:: Request ::
Would you return the run of lines that starts at the one with "Output the Python script that produces this picture with seaborn" and ends at the one with "color='#5E81B5', linewidth=2.3, zorder=3)", ends included, exactly as written and without the images?
begin
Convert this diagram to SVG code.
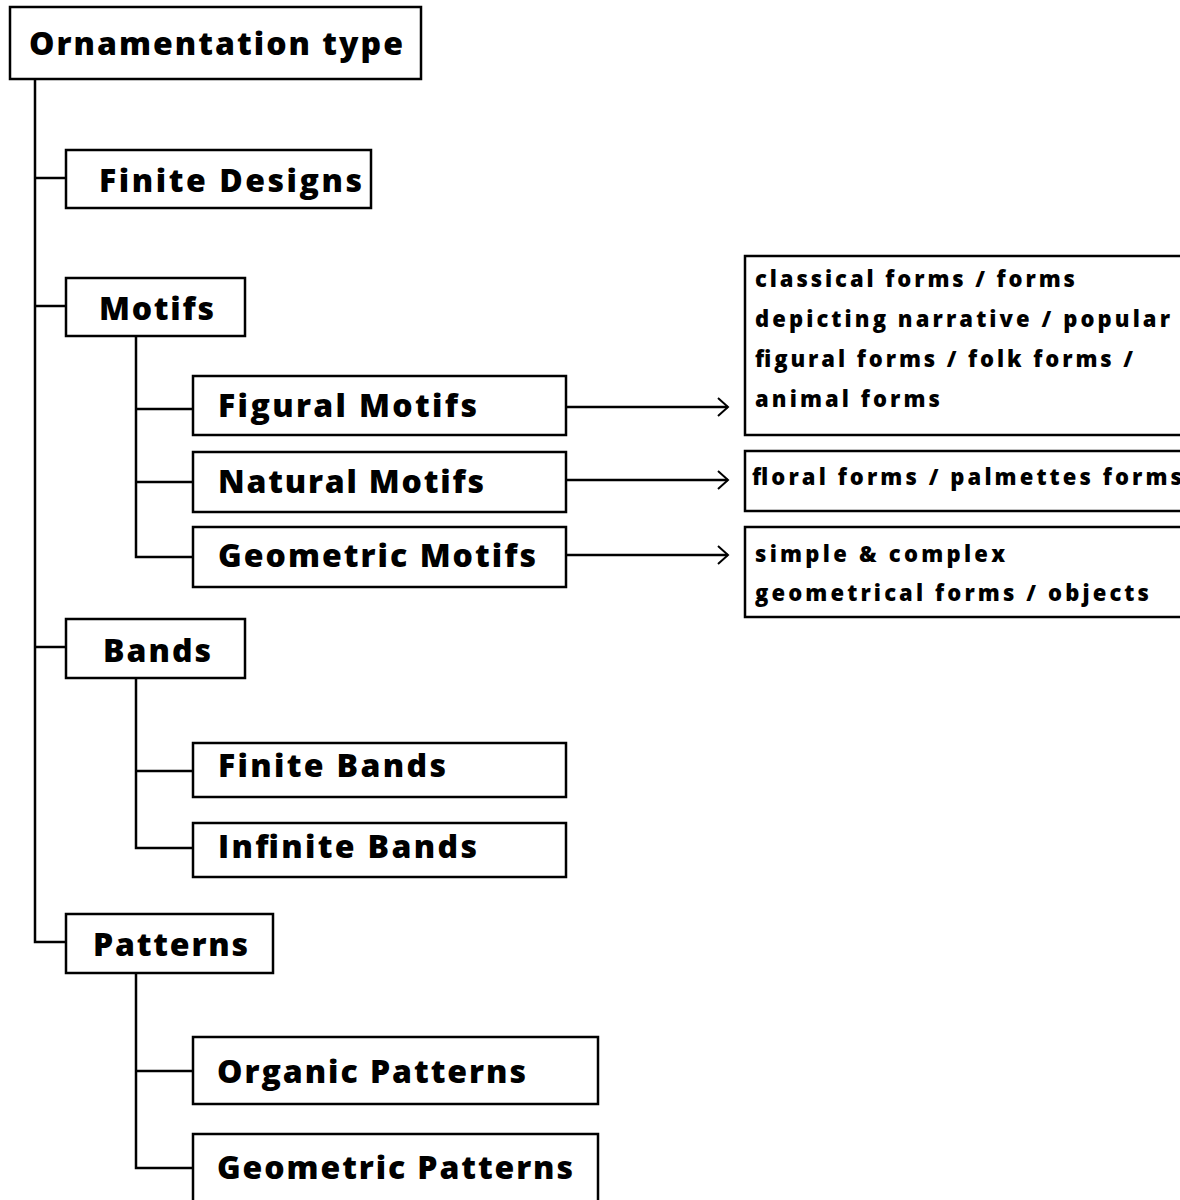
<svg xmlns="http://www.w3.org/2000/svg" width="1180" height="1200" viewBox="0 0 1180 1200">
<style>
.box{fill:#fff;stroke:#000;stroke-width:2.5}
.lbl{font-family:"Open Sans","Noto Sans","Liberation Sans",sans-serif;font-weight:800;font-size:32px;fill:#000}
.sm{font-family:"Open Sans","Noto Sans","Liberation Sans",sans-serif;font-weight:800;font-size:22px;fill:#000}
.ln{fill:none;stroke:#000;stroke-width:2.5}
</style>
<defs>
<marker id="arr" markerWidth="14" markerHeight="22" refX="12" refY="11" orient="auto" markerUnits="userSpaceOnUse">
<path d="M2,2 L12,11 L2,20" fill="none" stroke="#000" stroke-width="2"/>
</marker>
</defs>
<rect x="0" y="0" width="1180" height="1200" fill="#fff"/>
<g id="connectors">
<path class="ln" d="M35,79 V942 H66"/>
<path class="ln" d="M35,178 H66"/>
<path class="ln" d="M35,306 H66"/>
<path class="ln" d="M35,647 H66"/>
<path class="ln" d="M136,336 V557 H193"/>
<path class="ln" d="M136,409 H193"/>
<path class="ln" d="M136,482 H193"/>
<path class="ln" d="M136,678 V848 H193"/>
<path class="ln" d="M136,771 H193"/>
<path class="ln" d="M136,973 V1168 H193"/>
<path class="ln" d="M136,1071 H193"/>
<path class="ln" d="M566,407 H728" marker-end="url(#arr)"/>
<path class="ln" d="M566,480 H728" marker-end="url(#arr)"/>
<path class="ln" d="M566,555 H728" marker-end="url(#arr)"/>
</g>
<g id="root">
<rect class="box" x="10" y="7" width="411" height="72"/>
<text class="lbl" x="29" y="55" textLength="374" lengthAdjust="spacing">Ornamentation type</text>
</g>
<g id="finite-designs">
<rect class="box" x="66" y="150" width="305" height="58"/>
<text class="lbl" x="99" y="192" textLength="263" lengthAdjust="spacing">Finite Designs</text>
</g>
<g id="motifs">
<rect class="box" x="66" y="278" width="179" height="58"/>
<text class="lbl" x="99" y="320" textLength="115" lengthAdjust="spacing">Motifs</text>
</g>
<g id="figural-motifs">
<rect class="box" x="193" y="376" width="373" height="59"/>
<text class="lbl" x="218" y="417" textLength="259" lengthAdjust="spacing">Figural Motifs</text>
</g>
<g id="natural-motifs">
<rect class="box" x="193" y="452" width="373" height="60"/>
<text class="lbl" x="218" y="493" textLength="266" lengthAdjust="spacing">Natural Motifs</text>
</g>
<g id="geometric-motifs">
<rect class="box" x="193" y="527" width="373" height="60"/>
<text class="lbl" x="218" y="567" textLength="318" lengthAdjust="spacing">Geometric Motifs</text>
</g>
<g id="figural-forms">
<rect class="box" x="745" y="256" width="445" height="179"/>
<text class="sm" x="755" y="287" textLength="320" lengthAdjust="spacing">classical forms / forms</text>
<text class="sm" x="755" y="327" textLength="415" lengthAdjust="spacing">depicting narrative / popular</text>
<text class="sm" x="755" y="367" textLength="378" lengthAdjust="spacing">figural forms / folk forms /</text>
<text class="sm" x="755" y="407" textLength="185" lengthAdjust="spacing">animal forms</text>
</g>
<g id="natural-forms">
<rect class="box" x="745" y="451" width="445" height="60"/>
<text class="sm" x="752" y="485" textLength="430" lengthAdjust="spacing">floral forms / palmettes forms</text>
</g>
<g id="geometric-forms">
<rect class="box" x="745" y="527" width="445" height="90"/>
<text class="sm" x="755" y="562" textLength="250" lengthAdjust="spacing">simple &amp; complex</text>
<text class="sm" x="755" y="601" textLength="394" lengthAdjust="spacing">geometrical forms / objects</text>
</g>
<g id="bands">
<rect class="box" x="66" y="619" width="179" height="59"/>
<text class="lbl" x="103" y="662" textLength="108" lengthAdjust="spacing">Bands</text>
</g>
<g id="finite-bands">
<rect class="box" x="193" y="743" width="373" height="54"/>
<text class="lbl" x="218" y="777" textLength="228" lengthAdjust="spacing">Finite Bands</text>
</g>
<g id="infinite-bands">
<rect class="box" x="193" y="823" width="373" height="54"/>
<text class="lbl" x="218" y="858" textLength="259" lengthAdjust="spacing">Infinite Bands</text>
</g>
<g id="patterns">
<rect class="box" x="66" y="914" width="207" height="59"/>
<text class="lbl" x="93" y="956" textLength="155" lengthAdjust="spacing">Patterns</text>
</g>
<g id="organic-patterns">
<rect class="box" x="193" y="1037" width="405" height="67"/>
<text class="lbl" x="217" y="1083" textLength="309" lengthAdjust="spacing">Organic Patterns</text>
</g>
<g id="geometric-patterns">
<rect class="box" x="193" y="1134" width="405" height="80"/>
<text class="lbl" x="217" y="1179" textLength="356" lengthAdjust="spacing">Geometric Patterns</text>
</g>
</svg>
end
begin
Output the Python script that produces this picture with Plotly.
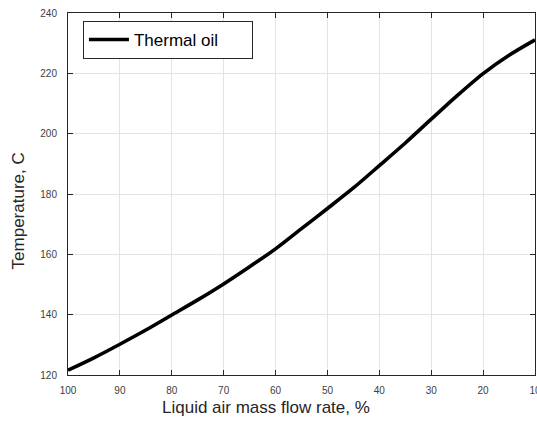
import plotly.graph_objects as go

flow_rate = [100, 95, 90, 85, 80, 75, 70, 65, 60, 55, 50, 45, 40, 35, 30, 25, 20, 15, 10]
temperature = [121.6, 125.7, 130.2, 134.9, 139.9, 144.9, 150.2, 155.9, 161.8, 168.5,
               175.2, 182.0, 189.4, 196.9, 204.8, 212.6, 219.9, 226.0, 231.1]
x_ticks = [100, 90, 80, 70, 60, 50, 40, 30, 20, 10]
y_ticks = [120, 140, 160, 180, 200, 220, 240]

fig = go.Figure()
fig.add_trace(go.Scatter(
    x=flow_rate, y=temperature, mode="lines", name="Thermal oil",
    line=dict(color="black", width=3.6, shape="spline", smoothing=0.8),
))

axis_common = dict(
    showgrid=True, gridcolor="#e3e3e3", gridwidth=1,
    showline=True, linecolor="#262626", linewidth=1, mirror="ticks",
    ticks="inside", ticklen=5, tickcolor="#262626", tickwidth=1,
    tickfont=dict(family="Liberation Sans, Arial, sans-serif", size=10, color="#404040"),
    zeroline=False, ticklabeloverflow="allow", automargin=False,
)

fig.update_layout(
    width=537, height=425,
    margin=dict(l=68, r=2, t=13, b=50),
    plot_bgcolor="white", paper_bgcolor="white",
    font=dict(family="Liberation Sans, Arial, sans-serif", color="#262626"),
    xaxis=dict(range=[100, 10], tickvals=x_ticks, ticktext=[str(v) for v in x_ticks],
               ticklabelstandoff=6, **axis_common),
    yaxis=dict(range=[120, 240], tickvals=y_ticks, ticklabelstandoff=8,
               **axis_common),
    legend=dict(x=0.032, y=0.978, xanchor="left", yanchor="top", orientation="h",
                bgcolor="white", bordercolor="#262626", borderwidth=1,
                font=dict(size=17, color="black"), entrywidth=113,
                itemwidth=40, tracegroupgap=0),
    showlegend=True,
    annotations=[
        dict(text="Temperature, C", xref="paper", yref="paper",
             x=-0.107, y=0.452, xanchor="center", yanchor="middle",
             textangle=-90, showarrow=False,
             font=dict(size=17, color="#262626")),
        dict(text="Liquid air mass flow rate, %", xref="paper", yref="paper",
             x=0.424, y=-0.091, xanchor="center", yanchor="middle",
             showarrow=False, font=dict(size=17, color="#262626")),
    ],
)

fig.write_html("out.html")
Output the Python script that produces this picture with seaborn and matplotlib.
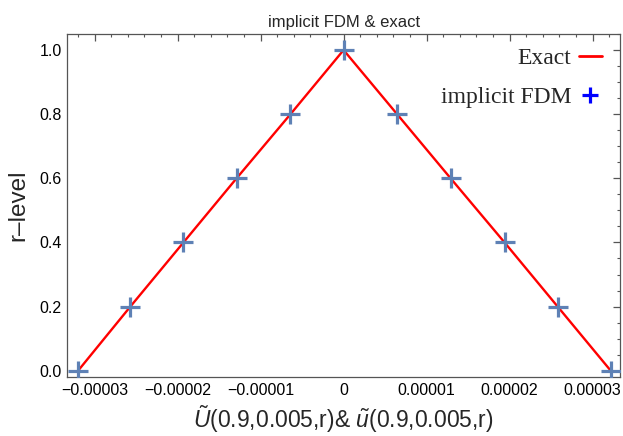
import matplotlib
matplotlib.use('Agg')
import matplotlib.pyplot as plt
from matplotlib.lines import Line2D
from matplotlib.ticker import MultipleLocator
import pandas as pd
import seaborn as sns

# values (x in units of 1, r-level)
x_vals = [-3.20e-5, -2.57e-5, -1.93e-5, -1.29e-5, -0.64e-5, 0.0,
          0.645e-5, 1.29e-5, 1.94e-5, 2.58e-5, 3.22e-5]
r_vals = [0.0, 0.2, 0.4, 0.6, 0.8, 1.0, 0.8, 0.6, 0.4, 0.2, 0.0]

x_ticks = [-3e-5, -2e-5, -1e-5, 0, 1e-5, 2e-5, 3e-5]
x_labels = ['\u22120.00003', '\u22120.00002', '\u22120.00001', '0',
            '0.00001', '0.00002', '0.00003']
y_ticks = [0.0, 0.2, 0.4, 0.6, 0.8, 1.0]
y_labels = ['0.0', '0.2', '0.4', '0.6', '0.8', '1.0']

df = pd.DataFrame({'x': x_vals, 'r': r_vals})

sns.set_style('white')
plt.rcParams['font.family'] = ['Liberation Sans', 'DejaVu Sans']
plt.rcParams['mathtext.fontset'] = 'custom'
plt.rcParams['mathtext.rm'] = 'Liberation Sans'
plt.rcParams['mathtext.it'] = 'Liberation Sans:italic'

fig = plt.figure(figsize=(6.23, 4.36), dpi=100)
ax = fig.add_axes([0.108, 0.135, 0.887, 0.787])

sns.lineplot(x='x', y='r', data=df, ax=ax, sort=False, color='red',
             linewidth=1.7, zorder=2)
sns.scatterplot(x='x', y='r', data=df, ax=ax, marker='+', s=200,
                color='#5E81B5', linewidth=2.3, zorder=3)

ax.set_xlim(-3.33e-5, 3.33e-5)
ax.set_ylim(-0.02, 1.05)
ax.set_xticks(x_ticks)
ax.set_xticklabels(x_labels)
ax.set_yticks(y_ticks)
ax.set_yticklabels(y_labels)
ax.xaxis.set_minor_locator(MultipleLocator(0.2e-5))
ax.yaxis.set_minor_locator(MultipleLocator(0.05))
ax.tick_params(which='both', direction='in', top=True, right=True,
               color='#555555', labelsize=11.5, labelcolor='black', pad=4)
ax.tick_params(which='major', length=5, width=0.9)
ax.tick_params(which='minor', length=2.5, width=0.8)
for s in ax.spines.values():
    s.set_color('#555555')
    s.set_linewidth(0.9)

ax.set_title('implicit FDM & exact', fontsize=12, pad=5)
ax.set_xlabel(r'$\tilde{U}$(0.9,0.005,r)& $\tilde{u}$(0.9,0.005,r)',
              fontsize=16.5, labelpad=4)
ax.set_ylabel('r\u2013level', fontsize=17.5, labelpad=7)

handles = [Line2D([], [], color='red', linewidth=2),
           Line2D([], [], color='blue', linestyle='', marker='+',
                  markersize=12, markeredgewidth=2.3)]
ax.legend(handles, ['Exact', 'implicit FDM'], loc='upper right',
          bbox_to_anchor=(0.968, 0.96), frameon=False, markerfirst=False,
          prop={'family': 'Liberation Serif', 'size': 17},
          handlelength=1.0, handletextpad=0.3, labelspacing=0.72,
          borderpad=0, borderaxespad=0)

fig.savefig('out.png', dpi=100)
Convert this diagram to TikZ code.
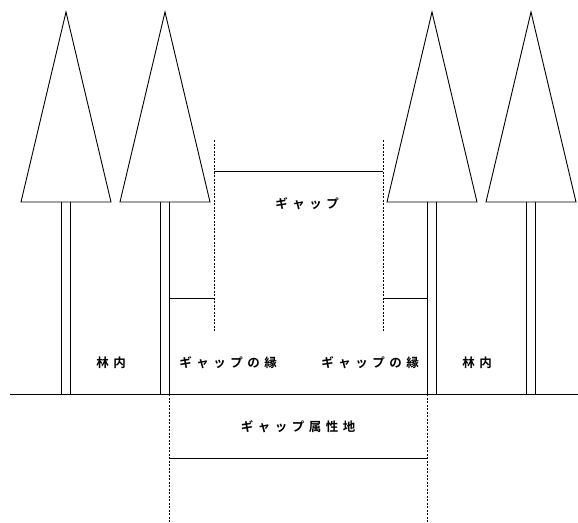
end
:: Reply ::
Output the Python script that produces this picture with seaborn and matplotlib.
import matplotlib
matplotlib.use('Agg')
import matplotlib.pyplot as plt
from matplotlib.lines import Line2D
from matplotlib.ticker import MultipleLocator
import pandas as pd
import seaborn as sns

# values (x in units of 1, r-level)
x_vals = [-3.20e-5, -2.57e-5, -1.93e-5, -1.29e-5, -0.64e-5, 0.0,
          0.645e-5, 1.29e-5, 1.94e-5, 2.58e-5, 3.22e-5]
r_vals = [0.0, 0.2, 0.4, 0.6, 0.8, 1.0, 0.8, 0.6, 0.4, 0.2, 0.0]

x_ticks = [-3e-5, -2e-5, -1e-5, 0, 1e-5, 2e-5, 3e-5]
x_labels = ['\u22120.00003', '\u22120.00002', '\u22120.00001', '0',
            '0.00001', '0.00002', '0.00003']
y_ticks = [0.0, 0.2, 0.4, 0.6, 0.8, 1.0]
y_labels = ['0.0', '0.2', '0.4', '0.6', '0.8', '1.0']

df = pd.DataFrame({'x': x_vals, 'r': r_vals})

sns.set_style('white')
plt.rcParams['font.family'] = ['Liberation Sans', 'DejaVu Sans']
plt.rcParams['mathtext.fontset'] = 'custom'
plt.rcParams['mathtext.rm'] = 'Liberation Sans'
plt.rcParams['mathtext.it'] = 'Liberation Sans:italic'

fig = plt.figure(figsize=(6.23, 4.36), dpi=100)
ax = fig.add_axes([0.108, 0.135, 0.887, 0.787])

sns.lineplot(x='x', y='r', data=df, ax=ax, sort=False, color='red',
             linewidth=1.7, zorder=2)
sns.scatterplot(x='x', y='r', data=df, ax=ax, marker='+', s=200,
                color='#5E81B5', linewidth=2.3, zorder=3)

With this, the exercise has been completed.